The effect of the Court’s ruling was immediate: within hours of the Court’s decision, a St. Louis Circuit Court judge declared a mistrial in a products liability action brought on behalf of Missouri residents and nonresidents. See Michael Blaes et al. v. Johnson & Johnson et al., No. 1422-CC09326-01, ________ WL ________ (Mo. Cir. Ct. 22d June 19, 2017). In Blaes, defendant Johnson and Johnson moved for an immediate mistrial in a case in which a Missouri resident and two nonresidents alleged injury due to the company’s talcum products, arguing that BMS could prove fatal to the claims of the individuals who resided outside of Missouri.

BMS suggests that plaintiffs are foreclosed from bringing suits based on specific jurisdiction in a state without a sufficient connection between the forum and the specific claims at issue. However, as Justice Alito pointed out, plaintiffs still have a variety of options. Nonresident and resident plaintiffs may join together to bring a class action against a company in a forum in which the company is headquartered or incorporated. See Bristol-Myers Squibb Co. v. Super.
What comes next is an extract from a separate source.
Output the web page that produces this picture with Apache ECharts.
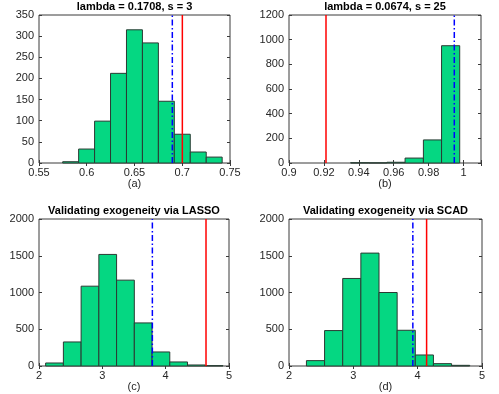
<!DOCTYPE html>
<html>
<head>
<meta charset="utf-8">
<script src="https://cdn.jsdelivr.net/npm/echarts@6/dist/echarts.min.js"></script>
<style>
  html, body { margin: 0; padding: 0; background: #fff; }
  #main { width: 499px; height: 394px; }
</style>
</head>
<body>
<div id="main"></div>
<script>
// histogram bin edges and counts
var edgesA = [0.5748, 0.5915, 0.6082, 0.6249, 0.6416, 0.6583, 0.6750, 0.6917, 0.7084, 0.7251, 0.7418];
var countsA = [3, 33, 99, 212, 315, 284, 146, 68, 26, 14];
var edgesB = [0.9353, 0.9457, 0.9561, 0.9665, 0.9770, 0.9874, 0.9978];
var countsB = [2, 1, 6, 40, 187, 951];
var edgesC = [2.105, 2.385, 2.665, 2.945, 3.225, 3.505, 3.785, 4.065, 4.345, 4.625, 4.905];
var countsC = [41, 327, 1086, 1518, 1168, 586, 191, 55, 14, 5];
var edgesD = [2.271, 2.553, 2.835, 3.117, 3.399, 3.681, 3.963, 4.245, 4.527, 4.809];
var countsD = [73, 482, 1191, 1536, 1000, 486, 150, 32, 9];

// reference lines: blue dash-dot and red solid
var blueLines = [0.6896, 0.9947, 3.79, 3.925];
var redLines = [0.7001, 0.9212, 4.637, 4.139];

var titles = ['lambda = 0.1708, s = 3', 'lambda = 0.0674, s = 25',
              'Validating exogeneity via LASSO', 'Validating exogeneity via SCAD'];
var captions = ['(a)', '(b)', '(c)', '(d)'];

var xRanges = [[0.55, 0.75, 0.05], [0.9, 1.01, 0.02], [2, 5, 1], [2, 5, 1]];
var yRanges = [[0, 350, 50], [0, 1200, 200], [0, 2000, 500], [0, 2000, 500]];

var allEdges = [edgesA, edgesB, edgesC, edgesD];
var allCounts = [countsA, countsB, countsC, countsD];

var grids = [
  { left: 39, top: 15, width: 191, height: 148 },
  { left: 289, top: 15, width: 192, height: 148 },
  { left: 39, top: 219, width: 190, height: 147 },
  { left: 289, top: 219, width: 193, height: 147 }
];

var FONT = 'Liberation Sans, Arial, sans-serif';
var TXT = '#262626';

function renderBar(params, api) {
  var p0 = api.coord([api.value(0), api.value(2)]);
  var p1 = api.coord([api.value(1), 0]);
  return {
    type: 'rect',
    shape: { x: p0[0], y: p0[1], width: p1[0] - p0[0], height: p1[1] - p0[1] },
    style: { fill: '#05d782', stroke: '#2b3a33', lineWidth: 1 }
  };
}

var xAxes = [], yAxes = [], series = [], titleList = [];
grids.forEach(function (g, i) {
  g.show = true;
  g.borderColor = '#3a3a3a';
  g.borderWidth = 1;
  g.backgroundColor = '#fff';
  var xr = xRanges[i], yr = yRanges[i];
  var xfmt = function (v) {
    var k = Math.round(v / xr[2]);
    if (Math.abs(v - k * xr[2]) > 1e-6) return '';
    return String(+v.toFixed(4));
  };
  xAxes.push({
    type: 'value', gridIndex: i, position: 'bottom',
    min: xr[0], max: xr[1], interval: xr[2],
    axisLine: { show: false }, splitLine: { show: false },
    axisTick: { inside: true, length: 3, lineStyle: { color: '#3a3a3a' } },
    axisLabel: { color: TXT, fontSize: 11, fontFamily: FONT, margin: 4, formatter: xfmt },
    name: captions[i], nameLocation: 'middle', nameGap: 15,
    nameTextStyle: { color: TXT, fontSize: 11, fontFamily: FONT }
  });
  xAxes.push({
    type: 'value', gridIndex: i, position: 'top',
    min: xr[0], max: xr[1], interval: xr[2],
    axisLine: { show: false }, splitLine: { show: false },
    axisTick: { inside: true, length: 3, lineStyle: { color: '#3a3a3a' } },
    axisLabel: { show: false }
  });
  yAxes.push({
    type: 'value', gridIndex: i, position: 'left',
    min: yr[0], max: yr[1], interval: yr[2],
    axisLine: { show: false }, splitLine: { show: false },
    axisTick: { inside: true, length: 3, lineStyle: { color: '#3a3a3a' } },
    axisLabel: { color: TXT, fontSize: 11, fontFamily: FONT, margin: 5,
                 formatter: function (v) { return String(v); } }
  });
  yAxes.push({
    type: 'value', gridIndex: i, position: 'right',
    min: yr[0], max: yr[1], interval: yr[2],
    axisLine: { show: false }, splitLine: { show: false },
    axisTick: { inside: true, length: 3, lineStyle: { color: '#3a3a3a' } },
    axisLabel: { show: false }
  });

  var e = allEdges[i], c = allCounts[i];
  var data = c.map(function (v, k) { return [e[k], e[k + 1], v]; });
  series.push({
    type: 'custom', xAxisIndex: 2 * i, yAxisIndex: 2 * i,
    renderItem: renderBar, encode: { x: [0, 1], y: 2 }, data: data, z: 2
  });
  series.push({
    type: 'line', xAxisIndex: 2 * i, yAxisIndex: 2 * i, symbol: 'none', z: 3,
    data: [[blueLines[i], yr[0]], [blueLines[i], yr[1]]],
    lineStyle: { color: '#0000ff', width: 1.5, type: [6, 2.5, 1.5, 2.5] }
  });
  series.push({
    type: 'line', xAxisIndex: 2 * i, yAxisIndex: 2 * i, symbol: 'none', z: 3,
    data: [[redLines[i], yr[0]], [redLines[i], yr[1]]],
    lineStyle: { color: '#ff0000', width: 1.5 }
  });

  titleList.push({
    text: titles[i], left: g.left + g.width / 2, top: g.top - 14, textAlign: 'center',
    padding: 0,
    textStyle: { color: '#000', fontSize: 11, fontWeight: 'bold', fontFamily: FONT }
  });
});

var chart = echarts.init(document.getElementById('main'));
chart.setOption({
  animation: false,
  title: titleList,
  grid: grids,
  xAxis: xAxes,
  yAxis: yAxes,
  series: series
});
</script>
</body>
</html>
Ct. of California, San Francisco County, __ S. Ct. __, 2017 WL 2621322, at *11. Similarly, plaintiffs may be able to bring a class action against a company in their state of residence. Id. However, BMS illustrates that nonresident plaintiffs who bring suit against an out-of-state defendant in a forum that does not bear a connection to their claim risk dismissal of their action.